Along with works by Martha and Jack were a few pieces Martha had collected, some by artists she had studied with. Veazey enlisted the help of restoration artist Blake VonderHaar and framer Sarah Bernard, who cleaned and restored the work and put it into suitable frames. The process is ongoing. “I am still having some pieces framed, and there are still some oils to be cleaned,” he said.
Veazey sold the Ambrose house to his sister and brother-in-law in 2008. He left some sixty works of art by Martha on the walls. (Another several hundred are in storage.)
Scott Veazey standing next to one of the hundreds of paintings he found by Martha Wright Ambrose.
Approximately eighty works by Martha and Jack Ambrose hang in Veazey’s house. The stairwell is home to oil portraits, including two of Martha’s mother and several of her sister-in-law. “Every room in this house has work by Martha hanging in it,” said Veazey.
In the spring of 2005, writer Roulhac Toledano took a group from the Art Institute of Chicago to visit Veazey’s restored house. Veazey was familiar with Toledano’s work as coauthor of the New Orleans Architecture series published by Pelican Press. “I have used them as reference books for years,” he said. “The first thing I did when I purchased a house was check to see if it was in the books.”
When Toledano entered Veazey’s house, her eye went straight to the art, particularly watercolors of the French Quarter that hang in the kitchen. “She couldn’t believe that she had never heard of this well-trained and talented artist,” said Veazey. “A couple of weeks later, she called me and said she thought we should write a book about Martha.”
Veazey immediately agreed, in part because he wanted to tell the very personal story of his friendship with Martha, who he’d known almost from birth. “My parents bought the house in 1960. Martha’s brother lived next door. When I was about four or five, Martha would ride her bicycle over to see him.”
Photo by Laura Denyes. Painting by Martha Wright Ambrose.
Dauphine Street, French Quarter
Martha was newly widowed then; her husband had died in a car crash in 1961. She conducted art classes at her house, sometimes in her vast front yard. “We’d ride by on our bikes and see her out there painting,” recalled Veazey. “She was a real artist—kind of flighty and eccentric. She was a mystery.

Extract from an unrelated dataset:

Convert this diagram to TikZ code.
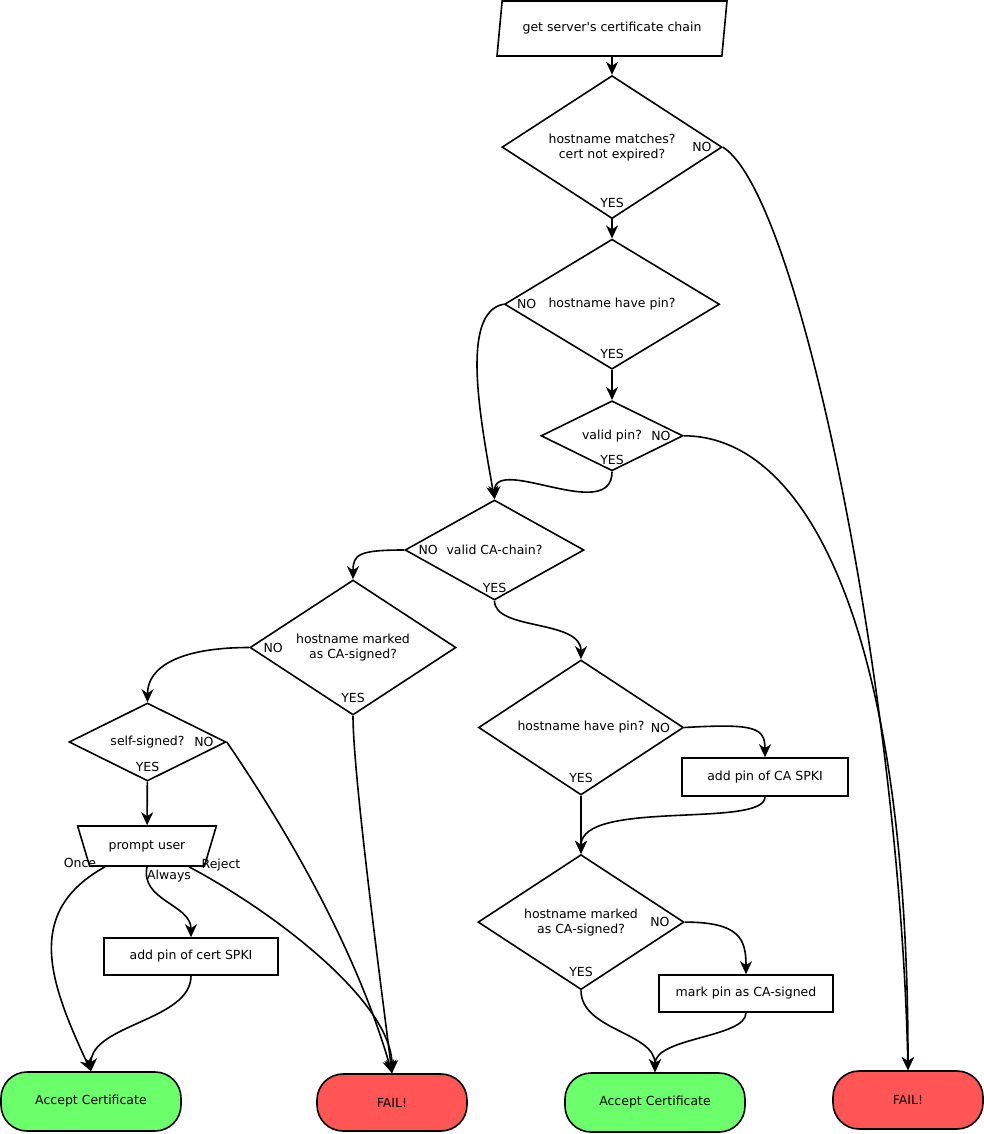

“She believed in reincarnation; she did transcendental meditation; she was a vegetarian. She was New Age before there was such a thing. And she had about thirty or forty cats and dogs. People would drop them off at her house and she would rescue them.
“She was smart, a good influence on me. She was the first artist I ever knew. It looked intriguing.
“When I was eighteen or nineteen, I went to her house one day and she was burning paintings and watercolors. She said they weren’t up to her standards. I asked her to let me have them, and she gave me a dozen of them.”
Veazey recalled that sometime in the Sixties, Martha developed a lung condition, possibly severe bronchitis from exposure to turpentine. “She was very, very sick,” he said. “She almost died. After she recovered, she stopped painting oils and concentrated on watercolors.”
Toward the end of Martha’s life, said Veazey, “I lost track of her.” Ambrose died in 2000 at age eighty-six, but Veazey learned of her death only after her funeral.
“She was a real artist—kind of flighty and eccentric. She was a mystery.
He searched for people who had known Ambrose and found Martha Guthrie, a friend who had written Ambrose’s obituary. “She put me in touch with some of Martha’s students, all accomplished artists who spoke of her like she was a saint. She really wanted to pass on her knowledge.”
Little by little, Martha’s story emerged. Born in Guatemala in 1914, she moved to New Orleans with her family at age eight. She attended art school there for a year but gave it up for lack of funds. An aspiring actress, she moved to New York but met little success. She had more luck as an artist, enrolling in the Art Students League in 1944. There she met her future husband Jack Ambrose, whom she married in 1946.
Veazey and his friend Eddie Marroquin, a professional photographer, searched for some of the houses and scenes Martha had painted, and Marroquin photographed them for the book.
“We left here at seven in the morning so we could take pictures of places when they were not full of people,” said Veazey. “We took fifteen paintings with us. We stood where Martha stood while she was painting. We got the exact angles. The houses still look pretty much the same as when she painted them.”
The University of Louisiana at Lafayette Press published the book last September in a lavishly illustrated large-format paperback. Martha Wright Ambrose: The Rediscovery of a Southern Regional Artist also includes information about other New Orleans artists as well as nationally known painters with whom Martha studied.
One chapter, titled “Martha’s Turn,” examines the turning point in her career. Veazey said the material for that chapter came from an unexpected source. “I created a website about Martha,” he said. In 2011, he was contacted by Marinth Miller, of Bluffton, S.C., who had seen the website. Miller had inherited three paintings by Ambrose as well as correspondence and photographs. She sent the papers and photos to Veazey, who learned that in 1961 Ambrose had had a one-woman show in Chicago, enabling her work to be seen by a wider audience.
“We were well into the book when this popped up,” said Veazey. “That chapter could not have been written without this information.
“So many things fell into place. I really feel like Martha was guiding me.”